Taking its title from the best offering in the collection, Ragnaroks unites three different Thor stories written by Michael Avon Oeming, providing significant variety.

While opening in the present day with a battle against the Absorbing Man, Blood Oath is squarely olde worlde fantasy Thor, on a quest to gather assorted items in the company of the Warriors Three. The twist Oeming throws in is that these assorted other items are in the possession of gods from other pantheons, so while there are occasions when full on battle is necessary – would we expect anything else from Hercules? – guile and diplomacy are also required. Scott Kolins’ art looks better for being reduced to standard comic size than it did for the original oversize publication, and he’s enjoyed drawing the various exotic locations, which are lushly realised. Oeming’s dialogue is clumsy in places, and the ending is rushed, but this is otherwise a fun, six chapter romp.

Oeming shares the writing with Daniel Berman for the other two stories. The end of the Gods when first noted in Thor was a threat with some weight, but Ragnarok has now occurred several times, and its repetition means creators using the plot have to pull out all the stops. Oeming and Berman manage this through the logic of Loki tracking down the mold from which Thor’s hammer was forged to create duplicates, arming some enemies of Asgard, and then supplying shocks showing almost anything can happen. Artist Andrea Di Vito completely supplies the chaos of giant battlegrounds featuring fantastic beings, the clash of the impossible and the improbable, but to begin he’s not as splendid and for sequences such as Captain America and Iron Man visiting Asgard, he can’t muster the same enthusiasm. Oeming and Berman draw heavily on the actual Norse mythology, weaving it well to their own ends and adding some interesting new wrinkles to old stories. While fun overall, if tragic for the Asgardians, the longer the plot continues the more there’s cause to wonder why with this level of success the assorted villainous presences hadn’t previously united. Many major threats from other Thor tales appear, and all are intelligently used. The ending would have been great standing alone, but was of course undone by the rapid need for more Thor comics.

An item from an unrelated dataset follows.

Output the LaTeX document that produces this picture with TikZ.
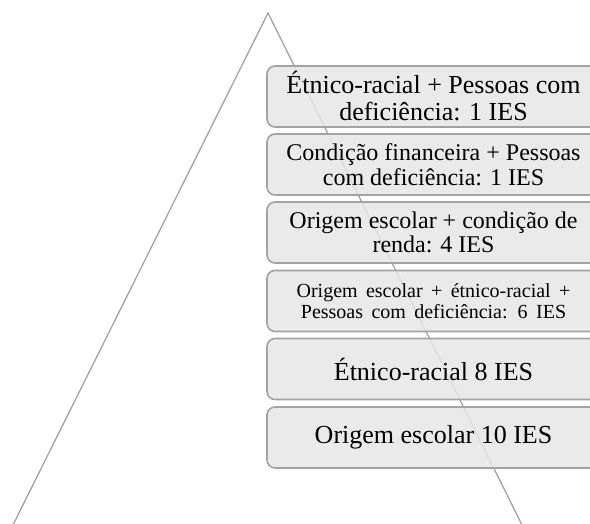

It’s a shame the same thought wasn’t applied to Oeming and Berman’s finale, also drawn by Di Vito, and originally published as Stormbreaker. It stars Beta Ray Bill, alien substitute Thor, cast out of the previous story to this. It’s a three chapter plot extended to six, veering all over the place, unconvincing and unfocussed, one chapter a cosmic threat, the next a team-up with Spider-Man. Di Vito does his best to make some sense of it all, but it’s difficult to believe this is the work of the same writing team whose title story is intelligent and engrossing. It ends Ragnaroks disappointingly, and reduces the overall rating.